## Goal:
Identify and copy all lines of the material where the string "chart" is found.

## Dataset content:
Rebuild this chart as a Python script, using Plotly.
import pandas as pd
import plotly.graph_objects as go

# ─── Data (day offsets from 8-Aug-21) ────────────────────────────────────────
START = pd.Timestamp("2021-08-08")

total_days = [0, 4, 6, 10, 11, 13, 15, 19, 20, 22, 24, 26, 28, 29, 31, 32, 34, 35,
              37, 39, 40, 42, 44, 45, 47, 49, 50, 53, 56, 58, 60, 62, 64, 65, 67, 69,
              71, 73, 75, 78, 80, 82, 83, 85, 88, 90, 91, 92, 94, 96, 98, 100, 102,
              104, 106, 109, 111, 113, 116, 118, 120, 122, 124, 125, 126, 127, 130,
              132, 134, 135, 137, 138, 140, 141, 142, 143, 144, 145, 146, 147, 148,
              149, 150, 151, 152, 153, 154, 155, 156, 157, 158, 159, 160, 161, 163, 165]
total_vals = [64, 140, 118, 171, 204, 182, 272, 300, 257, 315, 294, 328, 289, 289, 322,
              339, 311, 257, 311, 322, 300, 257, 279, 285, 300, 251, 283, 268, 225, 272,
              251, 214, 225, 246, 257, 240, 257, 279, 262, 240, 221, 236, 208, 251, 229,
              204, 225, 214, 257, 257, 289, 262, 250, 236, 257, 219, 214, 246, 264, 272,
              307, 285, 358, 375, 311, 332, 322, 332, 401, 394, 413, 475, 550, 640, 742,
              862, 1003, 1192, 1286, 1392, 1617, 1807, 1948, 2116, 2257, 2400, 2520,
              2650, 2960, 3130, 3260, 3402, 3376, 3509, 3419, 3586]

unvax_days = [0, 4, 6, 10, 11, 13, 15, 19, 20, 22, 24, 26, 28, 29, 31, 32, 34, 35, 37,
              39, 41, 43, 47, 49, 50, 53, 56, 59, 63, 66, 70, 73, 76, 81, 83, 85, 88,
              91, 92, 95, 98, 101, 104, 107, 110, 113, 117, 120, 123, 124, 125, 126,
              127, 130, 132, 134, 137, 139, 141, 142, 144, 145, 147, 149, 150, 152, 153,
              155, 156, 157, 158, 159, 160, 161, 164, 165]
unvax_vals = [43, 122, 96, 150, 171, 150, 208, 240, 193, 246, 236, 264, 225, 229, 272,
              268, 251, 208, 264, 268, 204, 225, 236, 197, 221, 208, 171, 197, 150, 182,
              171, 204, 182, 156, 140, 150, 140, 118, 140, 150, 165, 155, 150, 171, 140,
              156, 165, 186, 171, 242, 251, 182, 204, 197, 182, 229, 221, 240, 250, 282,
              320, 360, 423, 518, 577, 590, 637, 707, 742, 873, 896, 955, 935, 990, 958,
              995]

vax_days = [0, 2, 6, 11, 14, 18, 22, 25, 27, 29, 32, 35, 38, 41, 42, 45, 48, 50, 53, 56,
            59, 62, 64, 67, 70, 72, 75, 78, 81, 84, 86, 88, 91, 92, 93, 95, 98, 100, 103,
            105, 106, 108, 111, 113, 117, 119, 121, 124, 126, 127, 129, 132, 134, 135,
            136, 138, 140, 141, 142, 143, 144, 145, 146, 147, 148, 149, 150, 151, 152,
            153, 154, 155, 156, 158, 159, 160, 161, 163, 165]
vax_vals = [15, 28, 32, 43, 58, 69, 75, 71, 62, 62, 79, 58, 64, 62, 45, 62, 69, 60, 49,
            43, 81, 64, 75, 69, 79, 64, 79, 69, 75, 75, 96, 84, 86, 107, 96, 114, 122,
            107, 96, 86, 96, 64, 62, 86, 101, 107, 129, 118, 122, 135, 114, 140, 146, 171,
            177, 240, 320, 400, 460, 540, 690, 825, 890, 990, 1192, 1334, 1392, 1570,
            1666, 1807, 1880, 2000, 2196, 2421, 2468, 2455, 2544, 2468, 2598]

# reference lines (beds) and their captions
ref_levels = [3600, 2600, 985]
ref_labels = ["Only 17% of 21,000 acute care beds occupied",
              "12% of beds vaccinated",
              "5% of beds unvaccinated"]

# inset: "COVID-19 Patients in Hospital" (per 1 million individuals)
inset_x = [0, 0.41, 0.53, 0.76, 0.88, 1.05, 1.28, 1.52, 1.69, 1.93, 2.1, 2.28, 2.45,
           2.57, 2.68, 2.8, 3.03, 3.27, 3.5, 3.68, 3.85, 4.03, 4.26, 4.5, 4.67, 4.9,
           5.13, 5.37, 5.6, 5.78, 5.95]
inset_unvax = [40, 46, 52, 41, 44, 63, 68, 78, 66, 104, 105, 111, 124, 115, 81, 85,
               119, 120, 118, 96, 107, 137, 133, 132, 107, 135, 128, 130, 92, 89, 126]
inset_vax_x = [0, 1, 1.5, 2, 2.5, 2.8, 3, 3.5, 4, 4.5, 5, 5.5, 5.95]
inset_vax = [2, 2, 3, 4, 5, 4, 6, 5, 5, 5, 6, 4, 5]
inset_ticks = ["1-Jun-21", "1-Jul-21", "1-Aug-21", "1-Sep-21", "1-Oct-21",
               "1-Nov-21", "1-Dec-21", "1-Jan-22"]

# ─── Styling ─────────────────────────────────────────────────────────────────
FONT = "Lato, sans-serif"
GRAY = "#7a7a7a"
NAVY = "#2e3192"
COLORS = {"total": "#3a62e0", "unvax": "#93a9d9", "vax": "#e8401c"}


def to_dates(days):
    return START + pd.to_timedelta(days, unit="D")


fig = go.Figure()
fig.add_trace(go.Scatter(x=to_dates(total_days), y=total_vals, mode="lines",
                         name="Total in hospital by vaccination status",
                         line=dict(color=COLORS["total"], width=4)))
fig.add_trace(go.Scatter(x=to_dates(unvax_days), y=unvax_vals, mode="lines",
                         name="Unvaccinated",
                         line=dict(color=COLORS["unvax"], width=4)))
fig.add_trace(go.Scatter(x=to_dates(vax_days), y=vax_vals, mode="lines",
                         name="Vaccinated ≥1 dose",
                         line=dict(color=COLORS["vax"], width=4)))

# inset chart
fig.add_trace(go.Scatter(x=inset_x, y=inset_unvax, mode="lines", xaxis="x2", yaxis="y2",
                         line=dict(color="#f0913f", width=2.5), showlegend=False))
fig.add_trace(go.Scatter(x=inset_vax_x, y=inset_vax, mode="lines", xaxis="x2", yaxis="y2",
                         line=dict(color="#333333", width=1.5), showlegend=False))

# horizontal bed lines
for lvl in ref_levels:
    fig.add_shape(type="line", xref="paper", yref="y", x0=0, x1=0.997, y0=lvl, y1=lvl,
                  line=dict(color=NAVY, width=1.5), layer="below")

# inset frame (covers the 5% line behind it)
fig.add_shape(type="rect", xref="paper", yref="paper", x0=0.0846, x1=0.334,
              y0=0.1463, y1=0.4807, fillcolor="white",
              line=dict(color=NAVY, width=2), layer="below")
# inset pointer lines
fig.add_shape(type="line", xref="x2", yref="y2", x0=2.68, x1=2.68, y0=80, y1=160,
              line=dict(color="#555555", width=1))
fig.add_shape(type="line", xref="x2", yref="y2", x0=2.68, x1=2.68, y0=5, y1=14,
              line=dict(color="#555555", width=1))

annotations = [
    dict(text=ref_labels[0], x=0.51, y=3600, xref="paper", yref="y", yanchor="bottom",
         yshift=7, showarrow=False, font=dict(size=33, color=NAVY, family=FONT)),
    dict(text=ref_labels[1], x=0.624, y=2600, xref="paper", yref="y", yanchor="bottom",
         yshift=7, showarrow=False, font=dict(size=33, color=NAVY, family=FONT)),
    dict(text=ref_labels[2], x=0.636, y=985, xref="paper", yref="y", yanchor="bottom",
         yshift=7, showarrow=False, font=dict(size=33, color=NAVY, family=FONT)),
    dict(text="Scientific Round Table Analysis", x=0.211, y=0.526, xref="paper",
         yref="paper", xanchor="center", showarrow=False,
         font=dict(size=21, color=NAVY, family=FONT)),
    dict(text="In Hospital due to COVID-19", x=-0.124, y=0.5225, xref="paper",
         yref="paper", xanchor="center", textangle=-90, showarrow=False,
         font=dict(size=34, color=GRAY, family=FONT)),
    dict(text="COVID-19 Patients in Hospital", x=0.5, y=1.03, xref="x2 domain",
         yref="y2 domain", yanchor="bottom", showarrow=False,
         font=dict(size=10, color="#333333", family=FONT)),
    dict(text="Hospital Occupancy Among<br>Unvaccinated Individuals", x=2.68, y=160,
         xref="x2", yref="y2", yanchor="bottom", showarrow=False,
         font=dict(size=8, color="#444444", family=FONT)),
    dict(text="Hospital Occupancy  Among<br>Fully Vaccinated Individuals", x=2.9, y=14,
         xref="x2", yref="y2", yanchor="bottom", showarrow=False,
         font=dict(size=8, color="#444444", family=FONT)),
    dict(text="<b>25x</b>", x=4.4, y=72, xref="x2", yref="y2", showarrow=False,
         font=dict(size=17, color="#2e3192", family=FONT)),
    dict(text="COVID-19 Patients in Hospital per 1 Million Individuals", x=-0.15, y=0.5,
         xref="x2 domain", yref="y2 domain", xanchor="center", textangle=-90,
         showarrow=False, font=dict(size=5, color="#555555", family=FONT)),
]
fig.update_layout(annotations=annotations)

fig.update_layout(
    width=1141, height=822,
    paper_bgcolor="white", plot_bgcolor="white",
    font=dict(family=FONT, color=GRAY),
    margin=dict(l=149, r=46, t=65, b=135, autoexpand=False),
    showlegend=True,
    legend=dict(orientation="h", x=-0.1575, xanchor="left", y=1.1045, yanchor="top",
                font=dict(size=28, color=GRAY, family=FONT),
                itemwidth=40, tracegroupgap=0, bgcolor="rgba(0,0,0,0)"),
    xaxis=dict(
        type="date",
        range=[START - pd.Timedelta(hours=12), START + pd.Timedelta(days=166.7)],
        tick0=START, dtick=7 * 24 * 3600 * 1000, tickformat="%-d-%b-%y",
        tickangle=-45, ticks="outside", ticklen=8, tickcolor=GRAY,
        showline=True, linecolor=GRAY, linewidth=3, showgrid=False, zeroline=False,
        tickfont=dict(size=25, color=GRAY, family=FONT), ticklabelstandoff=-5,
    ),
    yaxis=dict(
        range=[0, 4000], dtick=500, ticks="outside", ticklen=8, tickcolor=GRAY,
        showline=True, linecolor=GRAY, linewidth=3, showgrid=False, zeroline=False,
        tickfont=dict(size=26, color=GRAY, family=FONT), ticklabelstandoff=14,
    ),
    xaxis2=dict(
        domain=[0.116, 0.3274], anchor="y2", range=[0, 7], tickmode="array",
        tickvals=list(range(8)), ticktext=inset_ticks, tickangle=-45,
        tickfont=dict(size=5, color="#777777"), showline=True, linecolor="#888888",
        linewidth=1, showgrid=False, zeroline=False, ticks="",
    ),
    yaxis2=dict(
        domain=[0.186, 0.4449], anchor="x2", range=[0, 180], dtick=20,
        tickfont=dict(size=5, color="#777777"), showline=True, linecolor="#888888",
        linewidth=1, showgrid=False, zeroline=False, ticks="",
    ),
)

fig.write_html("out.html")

## Written response:
Rebuild this chart as a Python script, using Plotly.
# inset chart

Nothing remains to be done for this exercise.